Ooh, fascinating, gonna read this in detail soon.
I’ve been thinking about this problem from a different angle: beyond a certain point you don’t just get swapping/stalling, you get OOM kills. And for some programs that’s impossible to prevent, in particular data intensive batch jobs might just load and process way too much memory.
So a different approach is to detect impending OOM events and dump a memory profiling report in advance so someone can go and optimize the program. So for my Python memory profiler, intended for offline use, does that. Heuristics are here: https://github.com/pythonspeed/filprofiler/blob/master/memapi/src/oom.rs
(This turns out to be extra tricky because macOS has different memory policies than Linux, it seems to try to keep more RAM available than Linux, and correspondingly swaps more aggressively. And then there’s cgroups, which actually is cgroups v1 and cgroups v2. And setrlimit, but I decided those limits are so wacky probably no one should use them.)
For offline profiling a slightly over-aggressive heuristic is fine: the goal is reduce memory usage, so whether you hit OOM or were just likely to doesn’t matter, what matters is getting a useful “here’s where your memory usage is coming from” report.

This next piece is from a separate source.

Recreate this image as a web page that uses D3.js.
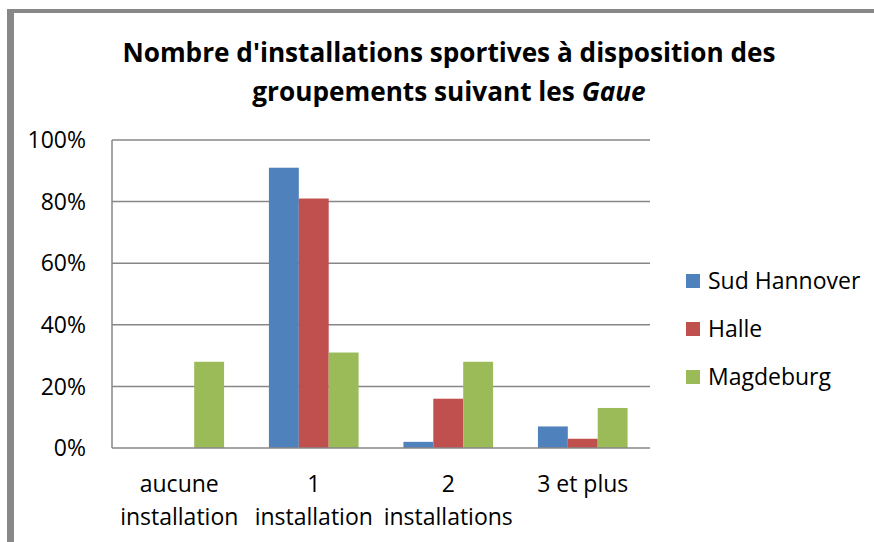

Now I’m starting to think about making a (commercial) production memory profiler, with different tradeoffs: less intrusive, less accurate, so fast you can actually use it in production. And for OOM preemptive detection it needs to be really sure OOM is about to happen… Or, alternatively, if the data for profiling reports is on disk, you can extract a reason-for-crash profiling report after the crash happens… presuming the OOM kill didn’t e.g. kill your whole container.
It’s a fun problem space!
I also recommend checking the talk Linux Memory Management At Scale by Chris Down.